* start Data lines *
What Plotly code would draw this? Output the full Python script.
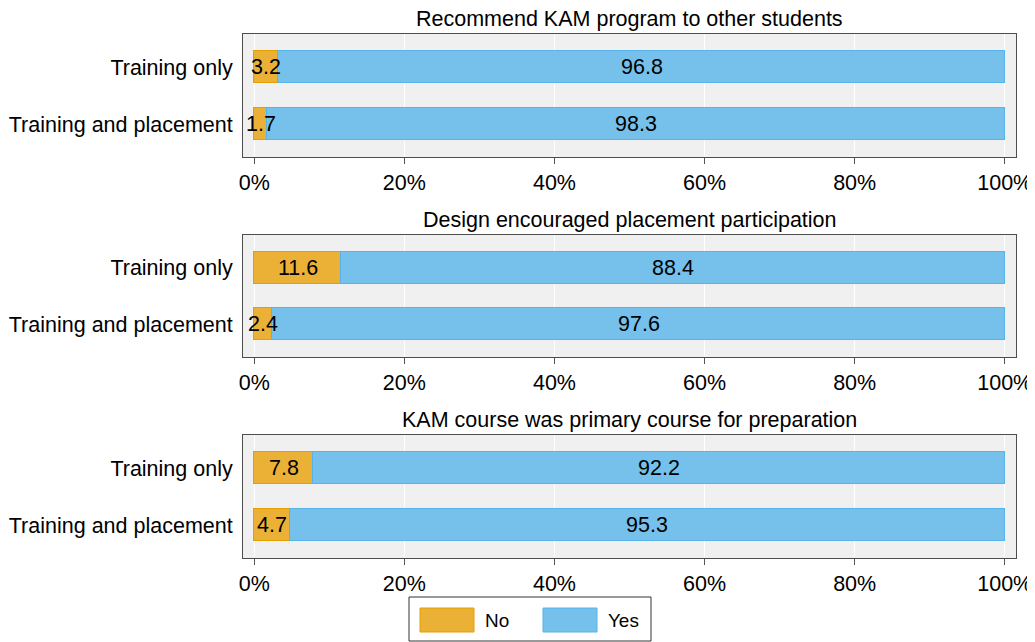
import plotly.graph_objects as go

# data
panels = [
    "Recommend KAM program to other students",
    "Design encouraged placement participation",
    "KAM course was primary course for preparation",
]
groups = ["Training only", "Training and placement"]
no_vals = [[3.2, 1.7], [11.6, 2.4], [7.8, 4.7]]
yes_vals = [[96.8, 98.3], [88.4, 97.6], [92.2, 95.3]]
x_ticks = [0, 20, 40, 60, 80, 100]
x_ticktext = ["0%", "20%", "40%", "60%", "80%", "100%"]

# the page puts the figure 8px in from the top-left corner
OFF = 8
W, H = 1035 - OFF, 642 - OFF
L, R, T, B = 243 - OFF, 1016 - OFF, 34 - OFF, 558 - OFF   # plot area, figure px

def px_x(px):
    return (px - OFF - L) / (R - L)

def px_y(py):
    return (B - (py - OFF)) / (B - T)

panel_px = [(34, 157), (235, 357), (435, 558)]   # screen px

FONT = "Liberation Sans, Arial, Helvetica, sans-serif"
FS = 21.5
TXT = "#000"
ORANGE, ORANGE_LINE = "#EBB136", "#E69F00"
BLUE, BLUE_LINE = "#75C1EC", "#56B4E9"

fig = go.Figure()
annotations = []

for i, title in enumerate(panels):
    sfx = "" if i == 0 else str(i + 1)
    xa, ya = "x" + sfx, "y" + sfx
    fig.add_trace(go.Bar(
        y=groups, x=no_vals[i], orientation="h", name="No",
        marker=dict(color=ORANGE, line=dict(color=ORANGE_LINE, width=1)),
        width=0.56, xaxis=xa, yaxis=ya, showlegend=False, hoverinfo="x+y"))
    fig.add_trace(go.Bar(
        y=groups, x=yes_vals[i], orientation="h", name="Yes",
        marker=dict(color=BLUE, line=dict(color=BLUE_LINE, width=1)),
        width=0.56, xaxis=xa, yaxis=ya, showlegend=False, hoverinfo="x+y"))

    # value labels centred in each segment
    for g, grp in enumerate(groups):
        n, y = no_vals[i][g], yes_vals[i][g]
        annotations.append(dict(x=n / 2, y=grp, xref=xa, yref=ya, text=f"{n:.1f}",
                                showarrow=False, font=dict(size=FS, color=TXT)))
        annotations.append(dict(x=n + y / 2, y=grp, xref=xa, yref=ya, text=f"{y:.1f}",
                                showarrow=False, font=dict(size=FS, color=TXT)))

    top, bot = panel_px[i]
    dom = [px_y(bot), px_y(top)]
    annotations.append(dict(x=0.5, y=dom[1], xref="paper", yref="paper", text=title,
                            showarrow=False, yanchor="middle", yshift=15,
                            font=dict(size=FS, color=TXT)))

    fig.layout["xaxis" + sfx] = dict(
        domain=[0, 1], anchor=ya, range=[-1.5, 101.5], automargin=False,
        tickvals=x_ticks, ticktext=x_ticktext, ticks="outside", ticklen=6,
        tickcolor="#555", showgrid=True, gridcolor="white", gridwidth=1,
        zeroline=False, showline=True, linecolor="#4d4d4d", mirror=True,
        tickfont=dict(size=FS, color=TXT), fixedrange=True)
    fig.layout["yaxis" + sfx] = dict(
        domain=dom, anchor=xa, range=[1.58, -0.58], type="category",
        automargin=False, showgrid=False, zeroline=False, showline=True,
        linecolor="#4d4d4d", mirror=True, ticks="", tickfont=dict(size=FS, color=TXT),
        ticklabelstandoff=5, fixedrange=True)

# legend drawn by hand: box with wide swatches
shapes = [
    dict(type="rect", xref="paper", yref="paper", x0=px_x(409), x1=px_x(651),
         y0=px_y(641), y1=px_y(597), line=dict(color="#333", width=1),
         fillcolor="white"),
    dict(type="rect", xref="paper", yref="paper", x0=px_x(420), x1=px_x(474),
         y0=px_y(632), y1=px_y(608), line=dict(color=ORANGE_LINE, width=1),
         fillcolor=ORANGE),
    dict(type="rect", xref="paper", yref="paper", x0=px_x(543), x1=px_x(597),
         y0=px_y(632), y1=px_y(608), line=dict(color=BLUE_LINE, width=1),
         fillcolor=BLUE),
]
for label, px in [("No", 483), ("Yes", 606)]:
    annotations.append(dict(x=px_x(px), y=px_y(620), xref="paper", yref="paper",
                            text=label, showarrow=False, xanchor="left",
                            yanchor="middle", font=dict(size=FS * 0.88, color=TXT)))

fig.update_layout(
    width=W, height=H, barmode="stack", bargap=0,
    margin=dict(l=L, r=W - R, t=T, b=H - B, autoexpand=False),
    paper_bgcolor="white", plot_bgcolor="#F0F0F0",
    font=dict(family=FONT, size=FS, color=TXT),
    showlegend=False, annotations=annotations, shapes=shapes,
)

fig.write_html("out.html")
* end Data lines *
→ Work to complete
Output an exact copy of the material, with the pictures removed.

→ Task response
What Plotly code would draw this? Output the full Python script.
import plotly.graph_objects as go

# data
panels = [
    "Recommend KAM program to other students",
    "Design encouraged placement participation",
    "KAM course was primary course for preparation",
]
groups = ["Training only", "Training and placement"]
no_vals = [[3.2, 1.7], [11.6, 2.4], [7.8, 4.7]]
yes_vals = [[96.8, 98.3], [88.4, 97.6], [92.2, 95.3]]
x_ticks = [0, 20, 40, 60, 80, 100]
x_ticktext = ["0%", "20%", "40%", "60%", "80%", "100%"]

# the page puts the figure 8px in from the top-left corner
OFF = 8
W, H = 1035 - OFF, 642 - OFF
L, R, T, B = 243 - OFF, 1016 - OFF, 34 - OFF, 558 - OFF   # plot area, figure px

def px_x(px):
    return (px - OFF - L) / (R - L)

def px_y(py):
    return (B - (py - OFF)) / (B - T)

panel_px = [(34, 157), (235, 357), (435, 558)]   # screen px

FONT = "Liberation Sans, Arial, Helvetica, sans-serif"
FS = 21.5
TXT = "#000"
ORANGE, ORANGE_LINE = "#EBB136", "#E69F00"
BLUE, BLUE_LINE = "#75C1EC", "#56B4E9"

fig = go.Figure()
annotations = []

for i, title in enumerate(panels):
    sfx = "" if i == 0 else str(i + 1)
    xa, ya = "x" + sfx, "y" + sfx
    fig.add_trace(go.Bar(
        y=groups, x=no_vals[i], orientation="h", name="No",
        marker=dict(color=ORANGE, line=dict(color=ORANGE_LINE, width=1)),
        width=0.56, xaxis=xa, yaxis=ya, showlegend=False, hoverinfo="x+y"))
    fig.add_trace(go.Bar(
        y=groups, x=yes_vals[i], orientation="h", name="Yes",
        marker=dict(color=BLUE, line=dict(color=BLUE_LINE, width=1)),
        width=0.56, xaxis=xa, yaxis=ya, showlegend=False, hoverinfo="x+y"))

    # value labels centred in each segment
    for g, grp in enumerate(groups):
        n, y = no_vals[i][g], yes_vals[i][g]
        annotations.append(dict(x=n / 2, y=grp, xref=xa, yref=ya, text=f"{n:.1f}",
                                showarrow=False, font=dict(size=FS, color=TXT)))
        annotations.append(dict(x=n + y / 2, y=grp, xref=xa, yref=ya, text=f"{y:.1f}",
                                showarrow=False, font=dict(size=FS, color=TXT)))

    top, bot = panel_px[i]
    dom = [px_y(bot), px_y(top)]
    annotations.append(dict(x=0.5, y=dom[1], xref="paper", yref="paper", text=title,
                            showarrow=False, yanchor="middle", yshift=15,
                            font=dict(size=FS, color=TXT)))

    fig.layout["xaxis" + sfx] = dict(
        domain=[0, 1], anchor=ya, range=[-1.5, 101.5], automargin=False,
        tickvals=x_ticks, ticktext=x_ticktext, ticks="outside", ticklen=6,
        tickcolor="#555", showgrid=True, gridcolor="white", gridwidth=1,
        zeroline=False, showline=True, linecolor="#4d4d4d", mirror=True,
        tickfont=dict(size=FS, color=TXT), fixedrange=True)
    fig.layout["yaxis" + sfx] = dict(
        domain=dom, anchor=xa, range=[1.58, -0.58], type="category",
        automargin=False, showgrid=False, zeroline=False, showline=True,
        linecolor="#4d4d4d", mirror=True, ticks="", tickfont=dict(size=FS, color=TXT),
        ticklabelstandoff=5, fixedrange=True)

# legend drawn by hand: box with wide swatches
shapes = [
    dict(type="rect", xref="paper", yref="paper", x0=px_x(409), x1=px_x(651),
         y0=px_y(641), y1=px_y(597), line=dict(color="#333", width=1),
         fillcolor="white"),
    dict(type="rect", xref="paper", yref="paper", x0=px_x(420), x1=px_x(474),
         y0=px_y(632), y1=px_y(608), line=dict(color=ORANGE_LINE, width=1),
         fillcolor=ORANGE),
    dict(type="rect", xref="paper", yref="paper", x0=px_x(543), x1=px_x(597),
         y0=px_y(632), y1=px_y(608), line=dict(color=BLUE_LINE, width=1),
         fillcolor=BLUE),
]
for label, px in [("No", 483), ("Yes", 606)]:
    annotations.append(dict(x=px_x(px), y=px_y(620), xref="paper", yref="paper",
                            text=label, showarrow=False, xanchor="left",
                            yanchor="middle", font=dict(size=FS * 0.88, color=TXT)))

fig.update_layout(
    width=W, height=H, barmode="stack", bargap=0,
    margin=dict(l=L, r=W - R, t=T, b=H - B, autoexpand=False),
    paper_bgcolor="white", plot_bgcolor="#F0F0F0",
    font=dict(family=FONT, size=FS, color=TXT),
    showlegend=False, annotations=annotations, shapes=shapes,
)

fig.write_html("out.html")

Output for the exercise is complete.